▼

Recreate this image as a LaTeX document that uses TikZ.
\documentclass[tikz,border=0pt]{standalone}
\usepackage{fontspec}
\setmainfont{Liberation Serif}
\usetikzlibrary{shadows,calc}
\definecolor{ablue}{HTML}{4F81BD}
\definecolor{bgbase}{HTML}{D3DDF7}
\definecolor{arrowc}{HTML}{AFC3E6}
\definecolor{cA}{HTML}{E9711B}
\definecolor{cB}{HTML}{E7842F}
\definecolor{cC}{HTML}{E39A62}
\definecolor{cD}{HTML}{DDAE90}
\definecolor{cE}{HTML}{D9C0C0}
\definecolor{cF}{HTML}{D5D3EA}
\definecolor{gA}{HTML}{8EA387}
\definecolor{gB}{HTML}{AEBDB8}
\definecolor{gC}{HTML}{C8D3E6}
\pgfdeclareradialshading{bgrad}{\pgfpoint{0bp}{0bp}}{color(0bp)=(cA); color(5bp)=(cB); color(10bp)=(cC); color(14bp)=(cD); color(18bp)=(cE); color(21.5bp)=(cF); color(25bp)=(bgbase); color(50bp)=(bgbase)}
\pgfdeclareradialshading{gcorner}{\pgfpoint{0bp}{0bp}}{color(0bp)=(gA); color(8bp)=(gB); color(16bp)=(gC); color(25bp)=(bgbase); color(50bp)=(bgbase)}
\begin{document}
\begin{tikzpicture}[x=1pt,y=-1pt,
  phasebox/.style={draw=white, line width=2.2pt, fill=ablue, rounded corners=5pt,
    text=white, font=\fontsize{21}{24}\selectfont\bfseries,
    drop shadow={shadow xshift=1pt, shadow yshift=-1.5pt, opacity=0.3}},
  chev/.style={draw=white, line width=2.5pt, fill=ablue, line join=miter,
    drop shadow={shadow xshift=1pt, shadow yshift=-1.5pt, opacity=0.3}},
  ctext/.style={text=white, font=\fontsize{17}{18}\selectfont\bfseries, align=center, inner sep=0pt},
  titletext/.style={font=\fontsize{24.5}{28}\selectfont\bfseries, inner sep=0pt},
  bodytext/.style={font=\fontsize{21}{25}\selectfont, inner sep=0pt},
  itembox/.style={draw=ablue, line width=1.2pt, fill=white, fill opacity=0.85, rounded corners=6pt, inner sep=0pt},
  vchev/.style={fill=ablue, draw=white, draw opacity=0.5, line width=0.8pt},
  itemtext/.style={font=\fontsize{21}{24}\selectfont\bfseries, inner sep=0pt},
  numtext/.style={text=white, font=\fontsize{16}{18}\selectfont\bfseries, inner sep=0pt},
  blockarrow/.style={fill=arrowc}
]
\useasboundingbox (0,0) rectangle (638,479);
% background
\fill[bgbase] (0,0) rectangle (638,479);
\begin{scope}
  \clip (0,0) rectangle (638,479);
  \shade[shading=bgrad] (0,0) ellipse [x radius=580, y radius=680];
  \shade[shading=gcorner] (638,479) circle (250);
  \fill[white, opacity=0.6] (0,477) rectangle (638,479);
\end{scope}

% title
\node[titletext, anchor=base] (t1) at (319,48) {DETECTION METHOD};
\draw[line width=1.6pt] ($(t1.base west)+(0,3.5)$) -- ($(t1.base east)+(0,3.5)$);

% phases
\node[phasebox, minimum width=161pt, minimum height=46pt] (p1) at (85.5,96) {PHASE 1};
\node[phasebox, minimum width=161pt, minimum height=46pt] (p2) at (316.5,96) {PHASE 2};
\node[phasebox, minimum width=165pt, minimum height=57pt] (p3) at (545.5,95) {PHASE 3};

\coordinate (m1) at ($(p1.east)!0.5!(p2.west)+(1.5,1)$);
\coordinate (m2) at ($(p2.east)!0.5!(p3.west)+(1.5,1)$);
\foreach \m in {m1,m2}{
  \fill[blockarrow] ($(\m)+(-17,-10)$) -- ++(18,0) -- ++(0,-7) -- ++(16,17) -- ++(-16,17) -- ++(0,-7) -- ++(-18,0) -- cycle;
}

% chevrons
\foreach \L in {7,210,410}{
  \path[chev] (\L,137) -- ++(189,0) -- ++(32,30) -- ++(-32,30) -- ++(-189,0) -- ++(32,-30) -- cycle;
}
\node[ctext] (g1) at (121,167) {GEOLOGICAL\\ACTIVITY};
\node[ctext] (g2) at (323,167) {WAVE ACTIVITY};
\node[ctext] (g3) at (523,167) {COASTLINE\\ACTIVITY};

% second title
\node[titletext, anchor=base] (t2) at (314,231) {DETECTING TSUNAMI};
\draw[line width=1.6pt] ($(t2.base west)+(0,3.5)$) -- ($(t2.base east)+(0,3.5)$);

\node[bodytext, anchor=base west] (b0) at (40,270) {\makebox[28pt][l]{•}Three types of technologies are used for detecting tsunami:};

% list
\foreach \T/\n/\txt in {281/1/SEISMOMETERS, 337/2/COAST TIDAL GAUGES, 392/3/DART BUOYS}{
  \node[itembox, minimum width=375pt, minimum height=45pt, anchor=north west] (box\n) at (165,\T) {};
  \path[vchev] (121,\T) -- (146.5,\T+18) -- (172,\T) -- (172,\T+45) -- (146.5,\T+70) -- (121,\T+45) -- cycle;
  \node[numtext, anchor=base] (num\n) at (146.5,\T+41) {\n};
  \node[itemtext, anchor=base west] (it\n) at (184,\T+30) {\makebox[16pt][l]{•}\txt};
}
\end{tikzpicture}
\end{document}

▲

Reproduce the data shown above exactly.

**Answer to this problem**
Recreate this image as a LaTeX document that uses TikZ.
\documentclass[tikz,border=0pt]{standalone}
\usepackage{fontspec}
\setmainfont{Liberation Serif}
\usetikzlibrary{shadows,calc}
\definecolor{ablue}{HTML}{4F81BD}
\definecolor{bgbase}{HTML}{D3DDF7}
\definecolor{arrowc}{HTML}{AFC3E6}
\definecolor{cA}{HTML}{E9711B}
\definecolor{cB}{HTML}{E7842F}
\definecolor{cC}{HTML}{E39A62}
\definecolor{cD}{HTML}{DDAE90}
\definecolor{cE}{HTML}{D9C0C0}
\definecolor{cF}{HTML}{D5D3EA}
\definecolor{gA}{HTML}{8EA387}
\definecolor{gB}{HTML}{AEBDB8}
\definecolor{gC}{HTML}{C8D3E6}
\pgfdeclareradialshading{bgrad}{\pgfpoint{0bp}{0bp}}{color(0bp)=(cA); color(5bp)=(cB); color(10bp)=(cC); color(14bp)=(cD); color(18bp)=(cE); color(21.5bp)=(cF); color(25bp)=(bgbase); color(50bp)=(bgbase)}
\pgfdeclareradialshading{gcorner}{\pgfpoint{0bp}{0bp}}{color(0bp)=(gA); color(8bp)=(gB); color(16bp)=(gC); color(25bp)=(bgbase); color(50bp)=(bgbase)}
\begin{document}
\begin{tikzpicture}[x=1pt,y=-1pt,
  phasebox/.style={draw=white, line width=2.2pt, fill=ablue, rounded corners=5pt,
    text=white, font=\fontsize{21}{24}\selectfont\bfseries,
    drop shadow={shadow xshift=1pt, shadow yshift=-1.5pt, opacity=0.3}},
  chev/.style={draw=white, line width=2.5pt, fill=ablue, line join=miter,
    drop shadow={shadow xshift=1pt, shadow yshift=-1.5pt, opacity=0.3}},
  ctext/.style={text=white, font=\fontsize{17}{18}\selectfont\bfseries, align=center, inner sep=0pt},
  titletext/.style={font=\fontsize{24.5}{28}\selectfont\bfseries, inner sep=0pt},
  bodytext/.style={font=\fontsize{21}{25}\selectfont, inner sep=0pt},
  itembox/.style={draw=ablue, line width=1.2pt, fill=white, fill opacity=0.85, rounded corners=6pt, inner sep=0pt},
  vchev/.style={fill=ablue, draw=white, draw opacity=0.5, line width=0.8pt},
  itemtext/.style={font=\fontsize{21}{24}\selectfont\bfseries, inner sep=0pt},
  numtext/.style={text=white, font=\fontsize{16}{18}\selectfont\bfseries, inner sep=0pt},
  blockarrow/.style={fill=arrowc}
]
\useasboundingbox (0,0) rectangle (638,479);
% background
\fill[bgbase] (0,0) rectangle (638,479);
\begin{scope}
  \clip (0,0) rectangle (638,479);
  \shade[shading=bgrad] (0,0) ellipse [x radius=580, y radius=680];
  \shade[shading=gcorner] (638,479) circle (250);
  \fill[white, opacity=0.6] (0,477) rectangle (638,479);
\end{scope}

% title
\node[titletext, anchor=base] (t1) at (319,48) {DETECTION METHOD};
\draw[line width=1.6pt] ($(t1.base west)+(0,3.5)$) -- ($(t1.base east)+(0,3.5)$);

% phases
\node[phasebox, minimum width=161pt, minimum height=46pt] (p1) at (85.5,96) {PHASE 1};
\node[phasebox, minimum width=161pt, minimum height=46pt] (p2) at (316.5,96) {PHASE 2};
\node[phasebox, minimum width=165pt, minimum height=57pt] (p3) at (545.5,95) {PHASE 3};

\coordinate (m1) at ($(p1.east)!0.5!(p2.west)+(1.5,1)$);
\coordinate (m2) at ($(p2.east)!0.5!(p3.west)+(1.5,1)$);
\foreach \m in {m1,m2}{
  \fill[blockarrow] ($(\m)+(-17,-10)$) -- ++(18,0) -- ++(0,-7) -- ++(16,17) -- ++(-16,17) -- ++(0,-7) -- ++(-18,0) -- cycle;
}

% chevrons
\foreach \L in {7,210,410}{
  \path[chev] (\L,137) -- ++(189,0) -- ++(32,30) -- ++(-32,30) -- ++(-189,0) -- ++(32,-30) -- cycle;
}
\node[ctext] (g1) at (121,167) {GEOLOGICAL\\ACTIVITY};
\node[ctext] (g2) at (323,167) {WAVE ACTIVITY};
\node[ctext] (g3) at (523,167) {COASTLINE\\ACTIVITY};

% second title
\node[titletext, anchor=base] (t2) at (314,231) {DETECTING TSUNAMI};
\draw[line width=1.6pt] ($(t2.base west)+(0,3.5)$) -- ($(t2.base east)+(0,3.5)$);

\node[bodytext, anchor=base west] (b0) at (40,270) {\makebox[28pt][l]{•}Three types of technologies are used for detecting tsunami:};

% list
\foreach \T/\n/\txt in {281/1/SEISMOMETERS, 337/2/COAST TIDAL GAUGES, 392/3/DART BUOYS}{
  \node[itembox, minimum width=375pt, minimum height=45pt, anchor=north west] (box\n) at (165,\T) {};
  \path[vchev] (121,\T) -- (146.5,\T+18) -- (172,\T) -- (172,\T+45) -- (146.5,\T+70) -- (121,\T+45) -- cycle;
  \node[numtext, anchor=base] (num\n) at (146.5,\T+41) {\n};
  \node[itemtext, anchor=base west] (it\n) at (184,\T+30) {\makebox[16pt][l]{•}\txt};
}
\end{tikzpicture}
\end{document}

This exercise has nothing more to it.